What the task asks:
From the first line of the data down to and including the line with "const ciA = [9.6, 12.6];", copy everything exactly, leaving out pictures.
[begin Data excerpt]
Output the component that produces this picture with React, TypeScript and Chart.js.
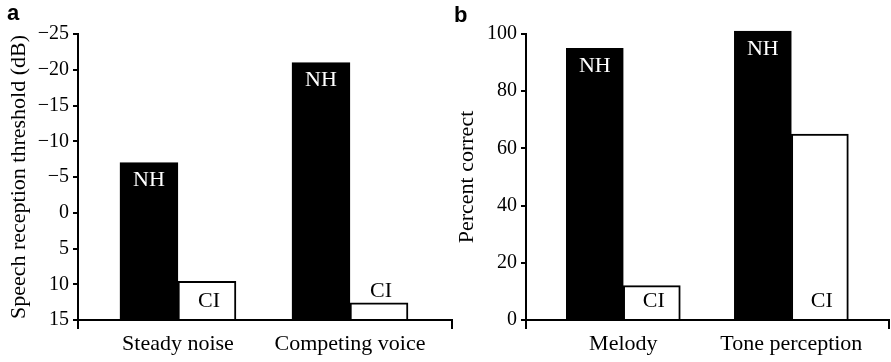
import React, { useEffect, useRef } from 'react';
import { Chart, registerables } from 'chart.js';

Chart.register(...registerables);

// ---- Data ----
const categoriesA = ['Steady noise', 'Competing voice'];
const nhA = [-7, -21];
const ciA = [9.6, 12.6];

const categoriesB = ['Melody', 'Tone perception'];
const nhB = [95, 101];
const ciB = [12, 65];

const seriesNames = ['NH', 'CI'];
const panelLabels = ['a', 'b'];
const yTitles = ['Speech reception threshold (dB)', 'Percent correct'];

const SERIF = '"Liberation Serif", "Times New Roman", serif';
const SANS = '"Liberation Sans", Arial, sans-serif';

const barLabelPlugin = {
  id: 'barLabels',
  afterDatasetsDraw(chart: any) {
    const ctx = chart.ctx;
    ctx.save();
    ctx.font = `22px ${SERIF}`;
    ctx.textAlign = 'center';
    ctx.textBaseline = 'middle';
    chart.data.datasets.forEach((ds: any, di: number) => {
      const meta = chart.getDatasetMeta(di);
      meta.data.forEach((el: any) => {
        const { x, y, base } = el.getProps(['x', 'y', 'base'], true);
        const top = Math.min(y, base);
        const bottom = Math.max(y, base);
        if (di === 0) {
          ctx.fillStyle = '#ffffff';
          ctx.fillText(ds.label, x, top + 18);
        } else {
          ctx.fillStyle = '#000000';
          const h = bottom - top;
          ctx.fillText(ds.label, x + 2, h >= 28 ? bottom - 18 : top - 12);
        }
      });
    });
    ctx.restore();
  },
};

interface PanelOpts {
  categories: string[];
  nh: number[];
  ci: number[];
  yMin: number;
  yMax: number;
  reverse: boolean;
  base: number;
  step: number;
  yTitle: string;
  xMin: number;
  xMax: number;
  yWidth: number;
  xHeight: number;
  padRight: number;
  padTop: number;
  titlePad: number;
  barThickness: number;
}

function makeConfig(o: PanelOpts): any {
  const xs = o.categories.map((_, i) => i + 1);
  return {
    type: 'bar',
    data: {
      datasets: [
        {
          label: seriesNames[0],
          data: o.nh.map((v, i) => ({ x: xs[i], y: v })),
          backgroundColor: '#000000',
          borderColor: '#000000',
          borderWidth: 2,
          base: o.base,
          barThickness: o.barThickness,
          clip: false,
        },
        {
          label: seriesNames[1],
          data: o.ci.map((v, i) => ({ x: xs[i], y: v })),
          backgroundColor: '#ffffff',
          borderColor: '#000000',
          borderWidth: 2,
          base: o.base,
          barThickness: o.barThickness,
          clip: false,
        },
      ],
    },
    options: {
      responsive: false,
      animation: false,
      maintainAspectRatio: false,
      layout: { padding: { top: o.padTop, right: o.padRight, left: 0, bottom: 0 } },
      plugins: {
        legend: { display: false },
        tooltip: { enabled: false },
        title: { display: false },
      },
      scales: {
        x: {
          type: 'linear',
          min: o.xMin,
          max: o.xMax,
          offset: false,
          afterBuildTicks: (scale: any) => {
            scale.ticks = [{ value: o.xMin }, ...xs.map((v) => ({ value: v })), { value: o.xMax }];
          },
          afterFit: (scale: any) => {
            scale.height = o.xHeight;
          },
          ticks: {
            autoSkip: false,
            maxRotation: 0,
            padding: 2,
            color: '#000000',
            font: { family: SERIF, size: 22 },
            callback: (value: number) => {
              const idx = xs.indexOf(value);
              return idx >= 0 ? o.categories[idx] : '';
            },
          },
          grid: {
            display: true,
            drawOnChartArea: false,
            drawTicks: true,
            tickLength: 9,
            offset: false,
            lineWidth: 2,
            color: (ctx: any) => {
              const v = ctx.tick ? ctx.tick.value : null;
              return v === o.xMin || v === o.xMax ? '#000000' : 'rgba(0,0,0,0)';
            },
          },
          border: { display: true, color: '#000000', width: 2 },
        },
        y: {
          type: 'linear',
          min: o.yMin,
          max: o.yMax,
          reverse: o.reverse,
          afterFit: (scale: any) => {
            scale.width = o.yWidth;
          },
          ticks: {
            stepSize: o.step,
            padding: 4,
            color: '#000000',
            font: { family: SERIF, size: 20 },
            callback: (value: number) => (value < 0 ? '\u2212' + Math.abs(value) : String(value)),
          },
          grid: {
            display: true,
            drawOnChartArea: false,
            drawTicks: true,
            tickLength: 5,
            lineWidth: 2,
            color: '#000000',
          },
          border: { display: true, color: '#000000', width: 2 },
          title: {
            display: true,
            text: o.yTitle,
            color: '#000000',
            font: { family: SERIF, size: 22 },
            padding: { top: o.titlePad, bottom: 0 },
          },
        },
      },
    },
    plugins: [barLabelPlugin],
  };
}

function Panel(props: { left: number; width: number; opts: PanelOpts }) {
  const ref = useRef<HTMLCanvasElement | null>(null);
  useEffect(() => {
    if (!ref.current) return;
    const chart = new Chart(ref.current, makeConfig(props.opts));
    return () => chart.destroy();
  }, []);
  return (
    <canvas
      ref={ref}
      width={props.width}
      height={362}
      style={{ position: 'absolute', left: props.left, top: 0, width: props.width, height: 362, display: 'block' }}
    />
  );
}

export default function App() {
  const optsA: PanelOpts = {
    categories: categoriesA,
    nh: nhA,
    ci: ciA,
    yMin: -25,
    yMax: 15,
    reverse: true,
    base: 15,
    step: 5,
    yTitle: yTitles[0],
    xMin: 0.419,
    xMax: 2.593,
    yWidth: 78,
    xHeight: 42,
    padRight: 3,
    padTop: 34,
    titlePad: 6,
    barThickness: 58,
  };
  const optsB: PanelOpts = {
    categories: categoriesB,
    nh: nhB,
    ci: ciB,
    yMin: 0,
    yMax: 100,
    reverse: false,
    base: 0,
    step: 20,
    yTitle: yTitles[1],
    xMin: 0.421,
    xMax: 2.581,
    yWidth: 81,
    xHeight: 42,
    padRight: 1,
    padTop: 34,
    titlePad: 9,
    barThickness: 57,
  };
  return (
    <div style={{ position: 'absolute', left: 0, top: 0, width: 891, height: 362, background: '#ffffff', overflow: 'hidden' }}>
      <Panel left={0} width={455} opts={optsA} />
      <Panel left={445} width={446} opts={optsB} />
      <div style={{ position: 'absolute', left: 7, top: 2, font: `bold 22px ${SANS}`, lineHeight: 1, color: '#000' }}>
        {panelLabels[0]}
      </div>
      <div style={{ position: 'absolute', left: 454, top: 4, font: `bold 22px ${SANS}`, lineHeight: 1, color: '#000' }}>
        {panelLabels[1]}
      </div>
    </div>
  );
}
[end Data excerpt]
Solution to this exercise:
Output the component that produces this picture with React, TypeScript and Chart.js.
import React, { useEffect, useRef } from 'react';
import { Chart, registerables } from 'chart.js';

Chart.register(...registerables);

// ---- Data ----
const categoriesA = ['Steady noise', 'Competing voice'];
const nhA = [-7, -21];
const ciA = [9.6, 12.6];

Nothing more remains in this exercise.